**Goal of the exercise**.
Set down all of the data that follows word for word, without the images.

==========

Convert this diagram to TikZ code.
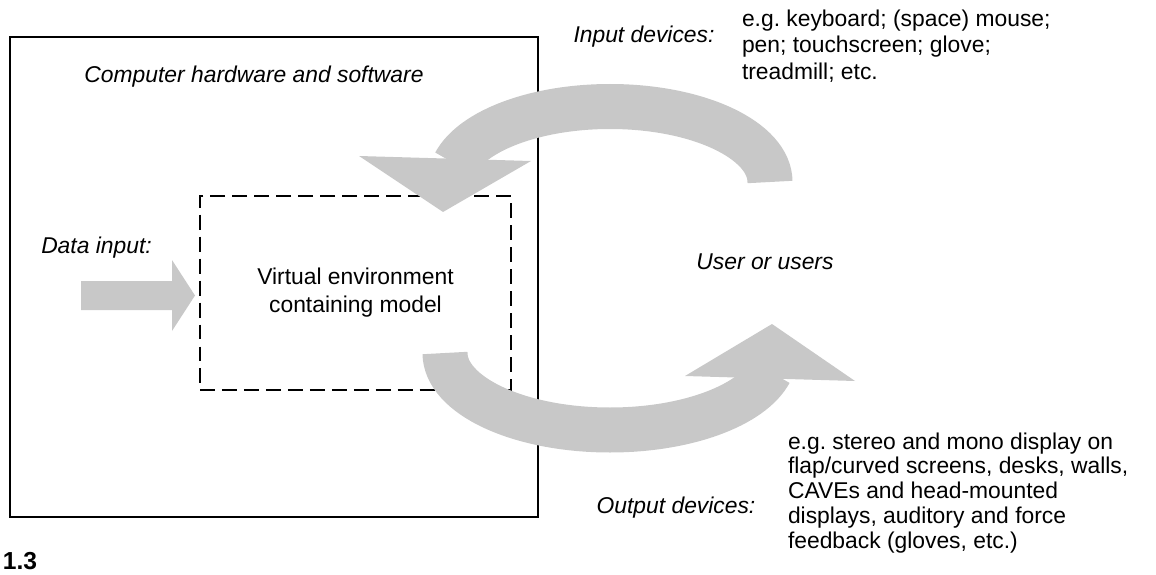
\documentclass[tikz,border=0pt]{standalone}
\usepackage{fontspec}
\setmainfont{Liberation Sans}
\usetikzlibrary{calc}
\definecolor{arrowgray}{RGB}{200,200,200}
\frenchspacing

\begin{document}
\begin{tikzpicture}[every node/.style={outer sep=0pt,inner sep=0pt,font=\fontsize{13}{14.2}\selectfont}]
\useasboundingbox (0,0) rectangle (23.12,11.48);

\tikzstyle{itlabel}=[font=\fontsize{13}{14.2}\selectfont\itshape]
\tikzstyle{devlist}=[anchor=west,align=left]
\tikzstyle{band}=[arrowgray,line width=0.9cm]
\tikzstyle{tip}=[fill=arrowgray,draw=none]

% boxes
\draw[line width=1.1pt] (0.2,1.14) rectangle (10.76,10.74);
\node (venv) [draw,dash pattern=on 8.5pt off 4pt,line width=1.1pt,minimum width=6.22cm,minimum height=3.88cm,align=center,font=\fontsize{13}{15.9}\selectfont] at (7.11,5.62) {Virtual environment\\containing model};
\node (hw) [itlabel] at (5.08,9.94) {Computer hardware and software};

% data input arrow
\node (datain) [itlabel] at (1.93,6.52) {Data input:};
\coordinate (dataStart) at (1.62,5.57);
\coordinate (dataEnd) at ($(venv.west)+(-0.1,-0.05)$);
\fill[arrowgray] ($(dataStart)+(0,0.29)$) -- ($(dataEnd)+(-0.46,0.29)$) -- ($(dataEnd)+(-0.46,0.71)$) -- (dataEnd)
    -- ($(dataEnd)+(-0.46,-0.71)$) -- ($(dataEnd)+(-0.46,-0.29)$) -- ($(dataStart)+(0,-0.29)$) -- cycle;

% input loop
\coordinate (inStart) at (15.4,7.84);
\coordinate (inTip) at (8.86,7.24);
\draw[band] (inStart) arc[start angle=0,end angle=166,x radius=3.2,y radius=1.51];
\fill[tip] (7.18,8.36) -- (10.62,8.26) -- (inTip) -- cycle;

% output loop
\coordinate (outStart) at (8.9,4.42);
\coordinate (outTip) at (15.44,5.0);
\draw[band] (outStart) arc[start angle=180,end angle=346,x radius=3.3,y radius=1.54];
\fill[tip] (13.7,3.96) -- (17.1,3.86) -- (outTip) -- cycle;

\node (user) [itlabel] at (15.3,6.24) {User or users};
\node (indev) [itlabel] at (12.88,10.74) {Input devices:};
\node (inlist) [devlist,font=\fontsize{13}{15.1}\selectfont] at (14.84,10.56) {e.g. keyboard; (space) mouse;\\pen; touchscreen; glove;\\treadmill; etc.};
\node (outdev) [itlabel] at (13.52,1.32) {Output devices:};
\node (outlist) [devlist] at (15.76,1.62) {e.g. stereo and mono display on\\flap/curved screens, desks, walls,\\CAVEs and head-mounted\\displays, auditory and force\\feedback (gloves, etc.)};

\node (fig) [font=\fontsize{14}{16}\selectfont\bfseries] at (0.4,0.26) {1.3};
\end{tikzpicture}
\end{document}
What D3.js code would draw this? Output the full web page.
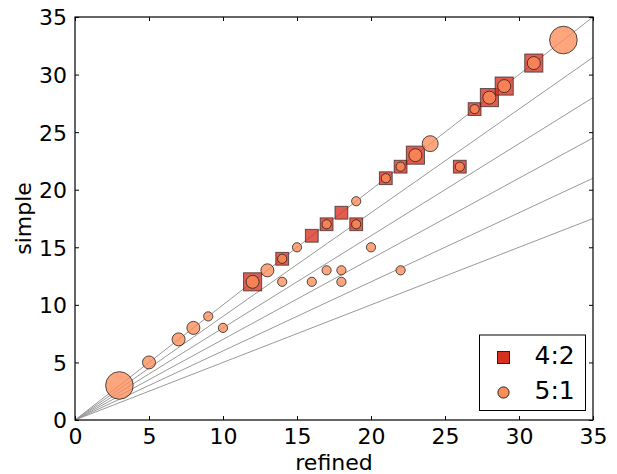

==========

**Task solution**.
Convert this diagram to TikZ code.
\documentclass[tikz,border=0pt]{standalone}
\usepackage{fontspec}
\setmainfont{Liberation Sans}
\usetikzlibrary{calc}
\definecolor{arrowgray}{RGB}{200,200,200}
\frenchspacing

\begin{document}
\begin{tikzpicture}[every node/.style={outer sep=0pt,inner sep=0pt,font=\fontsize{13}{14.2}\selectfont}]
\useasboundingbox (0,0) rectangle (23.12,11.48);

\tikzstyle{itlabel}=[font=\fontsize{13}{14.2}\selectfont\itshape]
\tikzstyle{devlist}=[anchor=west,align=left]
\tikzstyle{band}=[arrowgray,line width=0.9cm]
\tikzstyle{tip}=[fill=arrowgray,draw=none]

% boxes
\draw[line width=1.1pt] (0.2,1.14) rectangle (10.76,10.74);
\node (venv) [draw,dash pattern=on 8.5pt off 4pt,line width=1.1pt,minimum width=6.22cm,minimum height=3.88cm,align=center,font=\fontsize{13}{15.9}\selectfont] at (7.11,5.62) {Virtual environment\\containing model};
\node (hw) [itlabel] at (5.08,9.94) {Computer hardware and software};

% data input arrow
\node (datain) [itlabel] at (1.93,6.52) {Data input:};
\coordinate (dataStart) at (1.62,5.57);
\coordinate (dataEnd) at ($(venv.west)+(-0.1,-0.05)$);
\fill[arrowgray] ($(dataStart)+(0,0.29)$) -- ($(dataEnd)+(-0.46,0.29)$) -- ($(dataEnd)+(-0.46,0.71)$) -- (dataEnd)
    -- ($(dataEnd)+(-0.46,-0.71)$) -- ($(dataEnd)+(-0.46,-0.29)$) -- ($(dataStart)+(0,-0.29)$) -- cycle;

% input loop
\coordinate (inStart) at (15.4,7.84);
\coordinate (inTip) at (8.86,7.24);
\draw[band] (inStart) arc[start angle=0,end angle=166,x radius=3.2,y radius=1.51];
\fill[tip] (7.18,8.36) -- (10.62,8.26) -- (inTip) -- cycle;

% output loop
\coordinate (outStart) at (8.9,4.42);
\coordinate (outTip) at (15.44,5.0);
\draw[band] (outStart) arc[start angle=180,end angle=346,x radius=3.3,y radius=1.54];
\fill[tip] (13.7,3.96) -- (17.1,3.86) -- (outTip) -- cycle;

\node (user) [itlabel] at (15.3,6.24) {User or users};
\node (indev) [itlabel] at (12.88,10.74) {Input devices:};
\node (inlist) [devlist,font=\fontsize{13}{15.1}\selectfont] at (14.84,10.56) {e.g. keyboard; (space) mouse;\\pen; touchscreen; glove;\\treadmill; etc.};
\node (outdev) [itlabel] at (13.52,1.32) {Output devices:};
\node (outlist) [devlist] at (15.76,1.62) {e.g. stereo and mono display on\\flap/curved screens, desks, walls,\\CAVEs and head-mounted\\displays, auditory and force\\feedback (gloves, etc.)};

\node (fig) [font=\fontsize{14}{16}\selectfont\bfseries] at (0.4,0.26) {1.3};
\end{tikzpicture}
\end{document}
What D3.js code would draw this? Output the full web page.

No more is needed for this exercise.